Once upon a time, the first thing I would have done on picking up the New York Times in the morning was turn to the sports page. And the last thing I would have done at night was watch or listen to a Mets or Knicks game as I was preparing for sleep. From the time I began going to Ebbets Field as a kid in the early 1950s to see the Brooklyn Dodgers, I was a fervent fan first of that team (and then of the Mets after the Dodgers moved to Los Angeles in 1957), the New York (football) Giants, and somewhat later the New York Knicks basketball team. And honestly, for a kid from a distinctly nonreligious family, such fandom was probably as close as I ever got to a religious experience.

So, my question (to myself) now is: How in the world did I lose my — can I actually call it this? — faith in sports? Today, endless months pass and, unless I’m at my grandson’s house, I never see even a few moments of a ballgame of any sort. I no longer have the slightest idea what any of the New York teams have done or are doing this year and find I have no curiosity about it whatsoever — and if that isn’t a loss of faith, I don’t know what is!

And then, to my surprise, as I was leafing through the Times recently, a sports story caught my eye and I actually stopped to read it. The Mets, it reported, had lost — I had to look up his position — pitcher Edwin Díaz by offering him a mere (and indeed, let me italicize that!) three-year, $66 million dollar deal (yes again, $66 million!). Instead, he accepted a $69 million offer from the Dodgers. And the Times piece responded to that by suggesting that the Mets “have been curiously cautious in free agency.”

So, in the world I had long left behind, it wasn’t enough to offer a star $66 million. Of course, there were also significant sports salaries once upon a time. Yankee slugger Babe Ruth, at his peak in 1930, made $80,000 a year, the equivalent of about $1.7 million today. As it happens, though, baseball’s average salary at the moment tops $5 million, and the Mets led baseball with a $322.6 million payroll this year.

Now, mind you, I’m hardly against players being well paid. But I think those figures tell you something about a sports world that has entered another universe from the one most of the rest of us inhabit (if you leave aside this country’s 900-plus billionaires). And of course, we’re also in a world where the truly unmissable “sport” of any day is whatever President Donald Trump happens to be doing. And with that in mind, let TomDispatch regular and former New York Times sportswriter Robert Lipsyte, author of SportsWorld: An American Dreamland, offer his own goodbye to a sports world that, in so many ways, has entered another universe. Tom

A Farewell to Sports

Winning and Losing Are Not So Clear Anymore

In the year I was born, 1938, the White Christian males who ruled the sports world considered their various games and pastimes as definers of righteousness, crucibles of character, and a preparation for dominance in business and war. Anyone who played but didn’t look like them was an interloper, clearly operating with some kind of performance enhancers.

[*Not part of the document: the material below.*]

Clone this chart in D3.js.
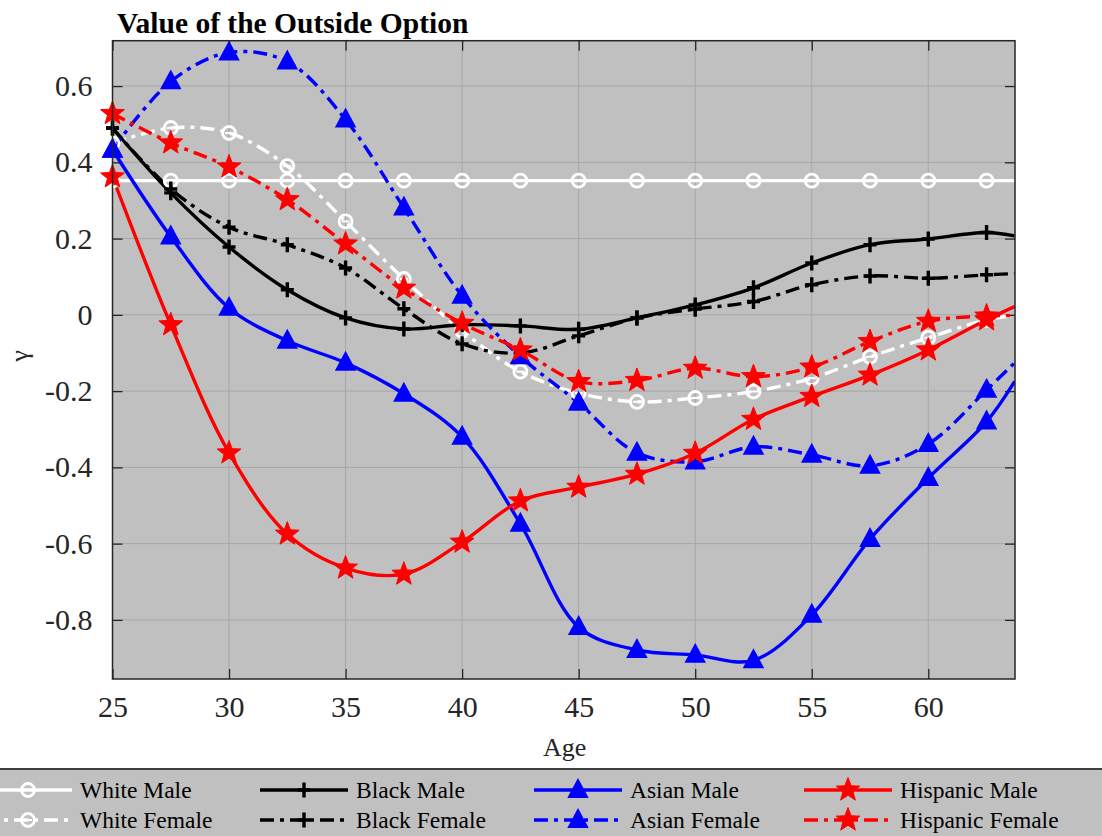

That was made clear in a book published that very year by one of the premier sportswriters of his time, Paul Gallico. It was called Farewell to Sport and in it he declaimed that the “colored brother” was so good at boxing because he “is not nearly so sensible to pain as his White brother. He has a thick, hard skull and good hands”; that New York Yankee slugger Babe Ruth, “like all people who spring from what we call low origins… never had any inhibitions”; and that the reason basketball “appeals to the Hebrew… is that the game places a premium on an alert, scheming mind and flashy trickiness, artful dodging, and general smart aleckness.”